Hill won't say how many subscribers his company has, but he did disclose that there were 85,000 for the beta test, which ended when the commercial product was launched December 1. Zero-Knowledge partners with about 180 ISPs, including PSINet. The system is built so that it would be impossible for Zero-Knowledge or its partners to reconstruct a subscriber's identity. This contrasts with emerging infomediaries, which are responsible for disclosing subscriber information selectively but also can disclose the identity if necessary, says Hill.

Meanwhile, Zero-Knowledge is taking off. His firm's 80 employees in December have grown to about 200 now, and he expects to have 600 by the end of the year. The company has raised $38 million, led by Platinum Venture Partners and Strategic Acquisitions Ventures, and is planning another round in the next two months. The company, which isn't profitable yet, has an IPO in its future.

In December, Zero-Knowledge acquired patents that enable anonymous electronic cash transactions and other anonymous credentials that would allow people to prove to an adult Web site that they're over 18 or a U.S. citizen, or show an auction site that they have credit without revealing other information, for example.
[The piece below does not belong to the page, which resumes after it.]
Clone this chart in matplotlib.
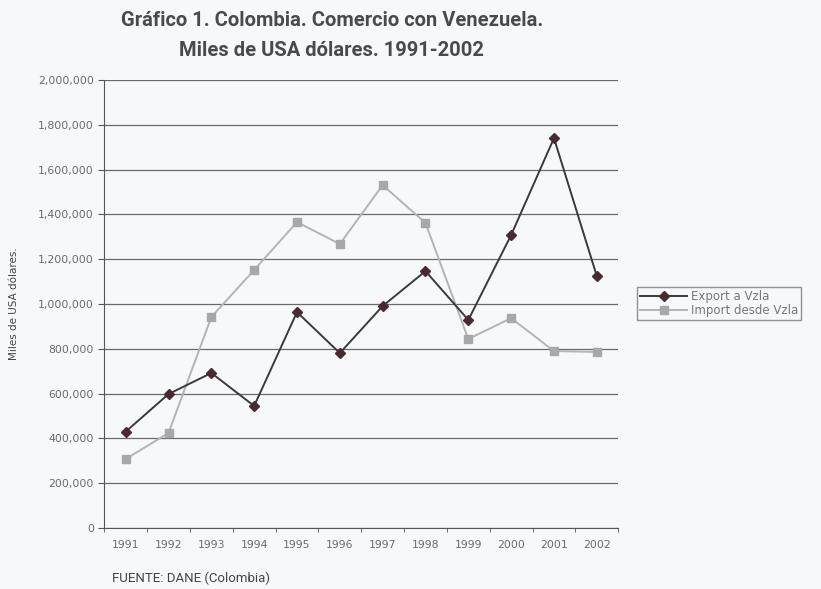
import matplotlib
matplotlib.use('Agg')
import matplotlib.pyplot as plt
from matplotlib.ticker import FuncFormatter, FixedLocator

years = ['1991', '1992', '1993', '1994', '1995', '1996', '1997', '1998', '1999', '2000', '2001', '2002']
export_vzla = [430000, 598000, 692000, 545000, 964000, 781000, 991000, 1147000, 929000, 1308000, 1741000, 1125000]
import_vzla = [308000, 424000, 942000, 1152000, 1366000, 1268000, 1531000, 1362000, 844000, 937000, 790000, 786000]

plt.rcParams['font.family'] = ['DejaVu Sans']
bg = '#f6f8fa'
txt = '#6a6a6a'
title_font = ['Roboto', 'DejaVu Sans']

fig = plt.figure(figsize=(8.21, 5.89), dpi=100, facecolor=bg)
ax = fig.add_axes([0.127, 0.1036, 0.626, 0.7604])
ax.set_facecolor(bg)

x = list(range(len(years)))
ax.plot(x, export_vzla, color='#3a3a3a', lw=1.4, marker='D', ms=5.5,
        mfc='#4a2a30', mec='#4a2a30', label='Export a Vzla', zorder=4)
ax.plot(x, import_vzla, color='#b4b4b4', lw=1.4, marker='s', ms=5.5,
        mfc='#a8a8a8', mec='#a8a8a8', label='Import desde Vzla', zorder=3)

ax.set_xlim(-0.5, len(years) - 0.5)
ax.set_ylim(0, 2000000)
ax.set_yticks(range(0, 2000001, 200000))
ax.yaxis.set_major_formatter(FuncFormatter(lambda v, p: f'{int(v):,}'))
ax.set_xticks(x)
ax.set_xticklabels(years)
ax.xaxis.set_minor_locator(FixedLocator([i - 0.5 for i in range(len(years) + 1)]))
ax.tick_params(axis='x', which='major', length=0, labelsize=7.8, colors=txt, pad=9)
ax.tick_params(axis='x', which='minor', length=3, color='#555555')
ax.tick_params(axis='y', length=4, color='#555555', labelsize=7.8, colors=txt)
ax.grid(axis='y', color='#6a6a6a', lw=0.9)
ax.set_axisbelow(True)

for s in ['top', 'right']:
    ax.spines[s].set_visible(False)
ax.spines['left'].set_color('#555555')
ax.spines['bottom'].set_color('#555555')

ax.set_ylabel('Miles de USA dólares.', fontsize=7.5, color='#444444', labelpad=14)

leg = fig.legend(loc='upper left', bbox_to_anchor=(0.769, 0.522), fontsize=8.5,
                 frameon=True, fancybox=False, edgecolor='#777777',
                 facecolor=bg, handlelength=4, labelspacing=0.05,
                 borderpad=0.25, handletextpad=0.3)
for t in leg.get_texts():
    t.set_color('#777777')

fig.text(0.404, 0.966, 'Gráfico 1. Colombia. Comercio con Venezuela.',
         ha='center', va='center', fontsize=14.5, fontweight='bold', color='#4a4a4a',
         family=title_font)
fig.text(0.404, 0.915, 'Miles de USA dólares. 1991-2002',
         ha='center', va='center', fontsize=14.5, fontweight='bold', color='#4a4a4a',
         family=title_font)
fig.text(0.137, 0.018, 'FUENTE: DANE (Colombia)', ha='left', va='center',
         fontsize=9.5, color='#444444', family=title_font)

fig.savefig('out.png', dpi=100, facecolor=bg)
Commercial products using that technology are expected early next year. "We're giving people the ability to stop the collection of [their] data," says Hill. "From there, we'll give them the ability to manage their IDs."

In addition, Zero-Knowledge is talking to backbone providers, networking equipment and computer manufacturers, portals and others about bundling privacy technology into their products and services, he says, declining to name names. "Our goal is to have privacy kits ubiquitous the same way browsers are now."

And what of the burgeoning field of direct marketing? It will evolve into permission-based marketing, which gets response rates of 18 to 28 percent, as opposed to the usual online ad, which has a response rate of 1 percent or less. Hill says: "Profile-based marketing is dead."

Basically, Hill is hoping to bring the Web back to the days when the saying "On the Internet, nobody knows you're a dog" was true.